▶ _Task description_:
Print exactly what lies from the line with "Write the D3.js code for this chart." down to the line with "const xGrid = [0, 1, 2, 3, 4, 5, 6, 7, 8, 9];", counting both of those lines, but not the pictures.

▶ _Recorded data_:
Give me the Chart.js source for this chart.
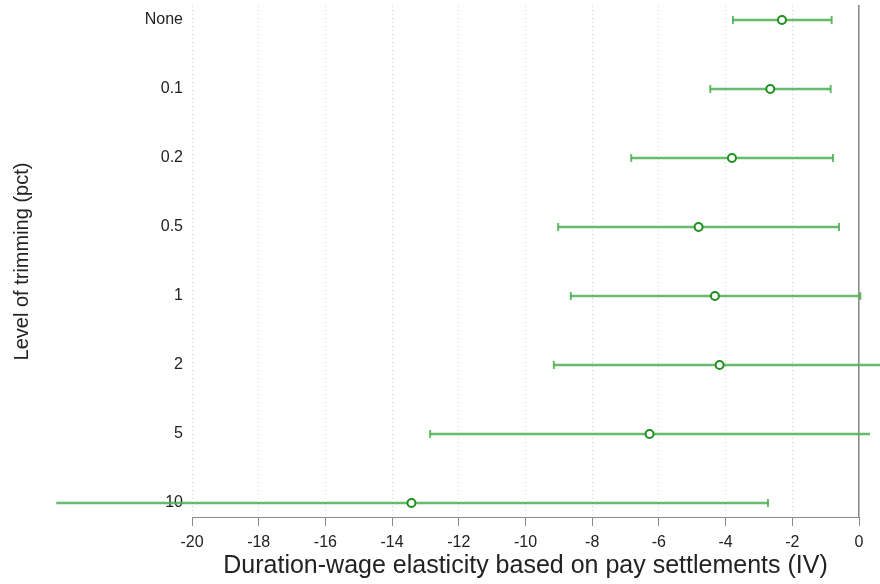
<!DOCTYPE html>
<html>
<head>
<meta charset="utf-8">
<script src="https://cdn.jsdelivr.net/npm/chart.js@4"></script>
<style>
html,body{margin:0;padding:0;background:#fff;}
#wrap{width:880px;height:584px;}
</style>
</head>
<body>
<div id="wrap"><canvas id="c" width="880" height="584"></canvas></div>
<script>
const categories = ['None', '0.1', '0.2', '0.5', '1', '2', '5', '10'];
const estimates = [-2.31, -2.66, -3.81, -4.81, -4.32, -4.18, -6.28, -13.42];
const lowerCI = [-3.78, -4.46, -6.83, -9.02, -8.64, -9.15, -12.86, -24.06];
const upperCI = [-0.82, -0.85, -0.78, -0.60, 0.04, 0.80, 0.32, -2.73];
const xTicks = [-20, -18, -16, -14, -12, -10, -8, -6, -4, -2, 0];

const lineColor = 'rgba(76,175,80,0.85)';
const markColor = '#1f8f1f';
const font = "'Liberation Sans', Arial, sans-serif";

const rangeData = categories.map((c, i) => ({ y: i, x: [lowerCI[i], upperCI[i]] }));
const capData = categories.flatMap((c, i) => [{ x: lowerCI[i], y: i }, { x: upperCI[i], y: i }]);
const pointData = categories.map((c, i) => ({ x: estimates[i], y: i }));

new Chart(document.getElementById('c'), {
  type: 'bar',
  data: {
    datasets: [
      {
        type: 'bar', label: 'CI', data: rangeData, indexAxis: 'y',
        backgroundColor: lineColor, borderWidth: 0, barThickness: 2,
        clip: false, order: 3
      },
      {
        type: 'scatter', label: 'caps', data: capData,
        pointStyle: 'line', rotation: 90, radius: 4, borderWidth: 2,
        borderColor: lineColor, backgroundColor: lineColor,
        clip: false, order: 2
      },
      {
        type: 'scatter', label: 'Estimate', data: pointData,
        pointStyle: 'circle', radius: 4, borderWidth: 2,
        borderColor: markColor, backgroundColor: '#ffffff',
        clip: false, order: 1
      }
    ]
  },
  options: {
    responsive: false,
    animation: false,
    indexAxis: 'y',
    layout: { padding: { top: 6, left: 0, right: 0, bottom: 0 } },
    plugins: { legend: { display: false }, tooltip: { enabled: false } },
    scales: {
      x: {
        type: 'linear', position: 'bottom', min: -20, max: 0,
        afterBuildTicks: (s) => { s.ticks = xTicks.map(v => ({ value: v })); },
        afterFit: (s) => { s.height = 67; s.paddingLeft = 0; s.paddingRight = 0; },
        grid: {
          color: '#d0d0d0', lineWidth: 1, drawTicks: true, tickLength: 9,
          tickColor: '#8a8a8a', tickWidth: 1
        },
        border: { display: true, color: '#8a8a8a', width: 1, dash: [1, 3] },
        ticks: { color: '#222', font: { family: font, size: 16 }, padding: 7, maxRotation: 0 },
        title: {
          display: true, text: 'Duration-wage elasticity based on pay settlements (IV)',
          color: '#222', font: { family: font, size: 25 }, padding: { top: 0, bottom: 3 }
        }
      },
      y: {
        type: 'linear', position: 'left', reverse: true, min: -0.203, max: 7.203,
        offset: false, z: 1,
        afterBuildTicks: (s) => { s.ticks = categories.map((c, i) => ({ value: i })); },
        afterFit: (s) => { s.width = 192; s.paddingTop = 0; s.paddingBottom = 0; },
        grid: { display: false, drawTicks: false, offset: false },
        border: { display: false },
        ticks: {
          color: '#222', font: { family: font, size: 16 }, padding: 9,
          callback: (v) => categories[v]
        },
        title: {
          display: true, text: 'Level of trimming (pct)',
          color: '#222', font: { family: font, size: 20 }, padding: { top: 10, bottom: 0 }
        }
      },
      yRight: {
        type: 'linear', position: 'right', min: 0, max: 1,
        afterFit: (s) => { s.width = 21; s.paddingTop = 0; s.paddingBottom = 0; },
        grid: { display: false, drawOnChartArea: false, drawTicks: false },
        border: { display: true, color: '#8a8a8a', width: 1.5 },
        ticks: { display: false }
      }
    }
  }
});
</script>
</body>
</html>
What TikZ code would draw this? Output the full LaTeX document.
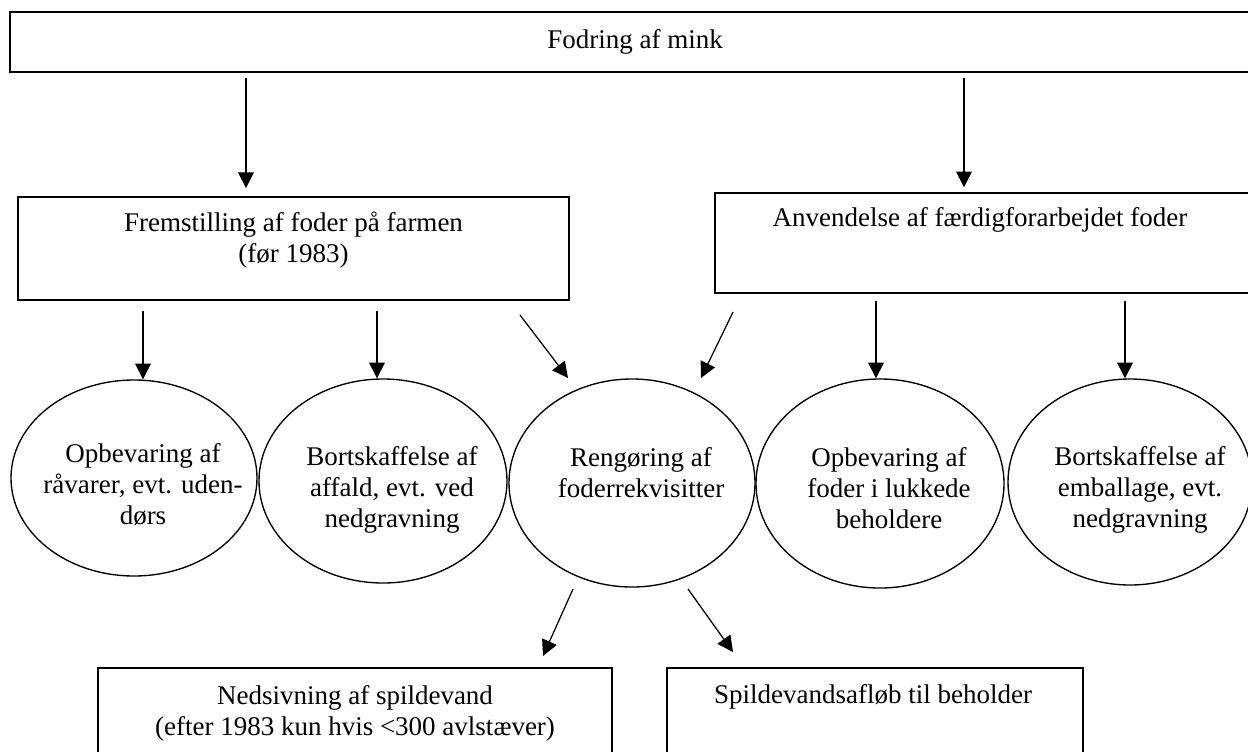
\documentclass[tikz,border=0pt]{standalone}
\usepackage{fontspec}
\setmainfont{Liberation Serif}
\usetikzlibrary{arrows.meta,shapes.geometric}
\newdimen\pxu \pxu=0.44444pt
\begin{document}
\begin{tikzpicture}[x=0.44444pt,y=-0.44444pt,
  txt/.style={font=\fontsize{12pt}{13.8pt}\selectfont, align=center, inner sep=0pt},
  box/.style={draw, line width=0.7pt, rectangle, inner sep=0pt},
  ell/.style={draw, ellipse, line width=0.6pt, inner sep=0pt},
  arr/.style={line width=0.55pt, -{Triangle[length=7pt,width=7pt]}}]
\useasboundingbox[fill=white] (0,0) rectangle (1248,751);
\clip (0,0) rectangle (1248,751);

% boxes
\node[box, minimum width=1250*\pxu, minimum height=60*\pxu] (top) at (635,42) {};
\node[txt, anchor=base] (toptxt) at (635,48) {Fodring af mink};

\node[box, minimum width=551*\pxu, minimum height=103*\pxu] (b2) at (293.5,248.5) {};
\node[txt, anchor=north] (b2txt) at (293.5,211.6) {Fremstilling af foder på farmen\\(før 1983)};

\node[box, minimum width=535*\pxu, minimum height=100*\pxu] (b3) at (982.5,243) {};
\node[txt, anchor=base] (b3txt) at (980,226.7) {Anvendelse af færdigforarbejdet foder};

\node[box, minimum width=514*\pxu, minimum height=132*\pxu] (bb1) at (355,734) {};
\node[txt, anchor=north] (bb1txt) at (355,684.6) {Nedsivning af spildevand\\(efter 1983 kun hvis <300 avlstæver)};

\node[box, minimum width=416*\pxu, minimum height=132*\pxu] (bb2) at (875,734) {};
\node[txt, anchor=base] (bb2txt) at (873,703) {Spildevandsafløb til beholder};

% ellipses
\node[ell, minimum width=246*\pxu, minimum height=196*\pxu] (e1) at (134,478) {};
\node[txt, anchor=north] (e1txt) at (143,443.3) {Opbevaring af\\råvarer, evt. uden-\\dørs};

\node[ell, minimum width=248*\pxu, minimum height=204*\pxu] (e2) at (383,481) {};
\node[txt, anchor=north] (e2txt) at (392,445.6) {Bortskaffelse af\\affald, evt. ved\\nedgravning};

\node[ell, minimum width=246*\pxu, minimum height=208*\pxu] (e3) at (632,483) {};
\node[txt, anchor=north] (e3txt) at (641,446.6) {Rengøring af\\foderrekvisitter};

\node[ell, minimum width=248*\pxu, minimum height=209*\pxu] (e4) at (880,483.5) {};
\node[txt, anchor=north] (e4txt) at (889,447) {Opbevaring af\\foder i lukkede\\beholdere};

\node[ell, minimum width=244*\pxu, minimum height=206*\pxu] (e5) at (1130,482) {};
\node[txt, anchor=north] (e5txt) at (1140,445.6) {Bortskaffelse af\\emballage, evt.\\nedgravning};

% arrow positions
\coordinate (xa1) at (246,0);
\coordinate (xa2) at (964,0);
\coordinate (xe1) at (143,0);
\coordinate (xe2) at (377,0);
\coordinate (xe4) at (876,0);
\coordinate (xe5) at (1125,0);
\coordinate (d1a) at (520,315);
\coordinate (d1b) at (568,378);
\coordinate (d2a) at (733,312);
\coordinate (d2b) at (701,378);
\coordinate (d3a) at (573,589);
\coordinate (d3b) at (543,656);
\coordinate (d4a) at (688,589);
\coordinate (d4b) at (733,652);

\draw[arr, shorten <=2.2pt, shorten >=3.6pt] (top.south -| xa1) -- (b2.north -| xa1);
\draw[arr, shorten <=2.2pt, shorten >=2.2pt] (top.south -| xa2) -- (b3.north -| xa2);
\draw[arr, shorten <=4.4pt] (b2.south -| xe1) -- (e1.north -| xe1);
\draw[arr, shorten <=4.4pt] (b2.south -| xe2) -- (e2.north -| xe2);
\draw[arr, shorten <=3.1pt] (b3.south -| xe4) -- (e4.north -| xe4);
\draw[arr, shorten <=3.1pt] (b3.south -| xe5) -- (e5.north -| xe5);
\draw[arr] (d1a) -- (d1b);
\draw[arr] (d2a) -- (d2b);
\draw[arr] (d3a) -- (d3b);
\draw[arr] (d4a) -- (d4b);
\end{tikzpicture}
\end{document}
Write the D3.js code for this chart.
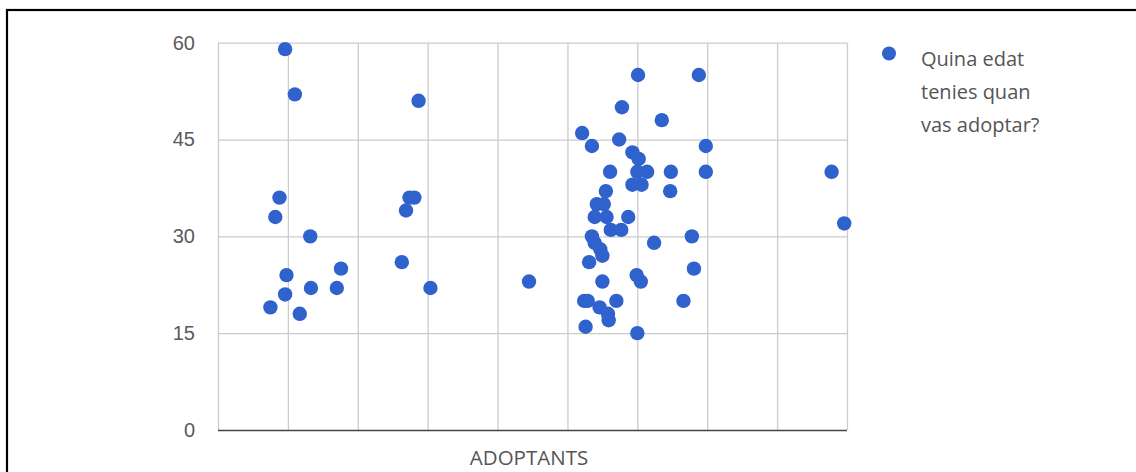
<!DOCTYPE html>
<html>
<head>
<meta charset="utf-8">
<script src="https://cdn.jsdelivr.net/npm/d3@7"></script>
<style>
  html, body { margin: 0; padding: 0; background: #fff; }
  svg { display: block; }
</style>
</head>
<body>
<svg id="chart" width="1136" height="472"></svg>
<script>
// Scatter of ages at adoption, horizontal position along the category band
const axisTitle = "ADOPTANTS";
const seriesLines = ["Quina edat", "tenies quan", "vas adoptar?"];
const yTicks = [0, 15, 30, 45, 60];
const xGrid = [0, 1, 2, 3, 4, 5, 6, 7, 8, 9];

// horizontal position of each respondent (grid units)
const xPos = [
  0.96, 1.10, 0.88, 0.82, 1.32, 0.98, 0.96, 0.75, 1.17, 1.33, 1.70, 1.76,
  2.87, 2.74, 2.81, 2.69, 2.63, 3.04, 4.45,
  6.01, 6.88, 5.78, 6.35, 5.21, 5.74, 5.35, 6.98, 5.93, 6.02,
  5.61, 6.00, 6.14, 6.48, 6.98, 5.93, 6.06, 5.55, 6.47,
  5.42, 5.52, 5.39, 5.56, 5.87, 5.62, 5.77, 5.35, 5.39, 5.47, 5.50, 5.31,
  6.78, 6.24, 6.81, 5.99, 6.05, 5.50, 5.24, 5.29, 5.70, 6.66,
  5.46, 5.58, 5.59, 5.26, 6.00,
  8.78, 8.96
];
// age when they adopted
const ages = [
  59, 52, 36, 33, 30, 24, 21, 19, 18, 22, 22, 25,
  51, 36, 36, 34, 26, 22, 23,
  55, 55, 50, 48, 46, 45, 44, 44, 43, 42,
  40, 40, 40, 40, 40, 38, 38, 37, 37,
  35, 35, 33, 33, 33, 31, 31, 30, 29, 28, 27, 26,
  30, 29, 25, 24, 23, 23, 20, 20, 20, 20,
  19, 18, 17, 16, 15,
  40, 32
];

const svg = d3.select("#chart");
const dotColor = "#2f62cc";
const plotLeft = 218, plotRight = 847, plotTop = 42.7, plotBottom = 430;

const x = d3.scaleLinear().domain([0, 9]).range([plotLeft, plotRight]);
const y = d3.scaleLinear().domain([0, 60]).range([plotBottom, plotTop]);

// outer frame
svg.append("rect")
  .attr("x", 7).attr("y", 10)
  .attr("width", 1200).attr("height", 600)
  .attr("fill", "none").attr("stroke", "#000").attr("stroke-width", 2.2);

// vertical gridlines
const xAxis = svg.append("g")
  .attr("transform", `translate(0,${plotBottom})`)
  .call(d3.axisBottom(x).tickValues(xGrid).tickSize(-(plotBottom - plotTop)).tickFormat(""));
xAxis.select(".domain").remove();
xAxis.selectAll(".tick line").attr("stroke", "#cccccc").attr("stroke-width", 1.3);

// horizontal gridlines and value labels
const yAxis = svg.append("g")
  .attr("transform", `translate(${plotLeft},0)`)
  .call(d3.axisLeft(y).tickValues(yTicks).tickSize(-(plotRight - plotLeft)).tickPadding(23));
yAxis.select(".domain").remove();
yAxis.selectAll(".tick line")
  .attr("stroke", d => d === 0 ? "#444" : "#cccccc")
  .attr("stroke-width", d => d === 0 ? 1.6 : 1.3);
yAxis.selectAll(".tick text")
  .attr("fill", "#5a5a5a")
  .style("font-family", "'Liberation Sans', Arial, sans-serif")
  .style("font-size", "20px");

// points
svg.append("g")
  .selectAll("circle")
  .data(ages)
  .join("circle")
  .attr("cx", (d, i) => x(xPos[i]))
  .attr("cy", d => y(d))
  .attr("r", 7.2)
  .attr("fill", dotColor);

// axis title
svg.append("text")
  .attr("x", 529)
  .attr("y", 465)
  .attr("text-anchor", "middle")
  .attr("fill", "#555")
  .style("font-family", "'Open Sans', sans-serif")
  .style("font-size", "20.5px")
  .text(axisTitle);

// legend
const legend = svg.append("g");
legend.append("circle")
  .attr("cx", 889).attr("cy", 53.5).attr("r", 7)
  .attr("fill", dotColor);
legend.selectAll("text")
  .data(seriesLines)
  .join("text")
  .attr("x", 921)
  .attr("y", (d, i) => 66 + i * 32.8)
  .attr("fill", "#555")
  .style("font-family", "'Open Sans', sans-serif")
  .style("font-size", "20px")
  .text(d => d);
</script>
</body>
</html>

▶ _Task answer_:
Write the D3.js code for this chart.
<!DOCTYPE html>
<html>
<head>
<meta charset="utf-8">
<script src="https://cdn.jsdelivr.net/npm/d3@7"></script>
<style>
  html, body { margin: 0; padding: 0; background: #fff; }
  svg { display: block; }
</style>
</head>
<body>
<svg id="chart" width="1136" height="472"></svg>
<script>
// Scatter of ages at adoption, horizontal position along the category band
const axisTitle = "ADOPTANTS";
const seriesLines = ["Quina edat", "tenies quan", "vas adoptar?"];
const yTicks = [0, 15, 30, 45, 60];
const xGrid = [0, 1, 2, 3, 4, 5, 6, 7, 8, 9];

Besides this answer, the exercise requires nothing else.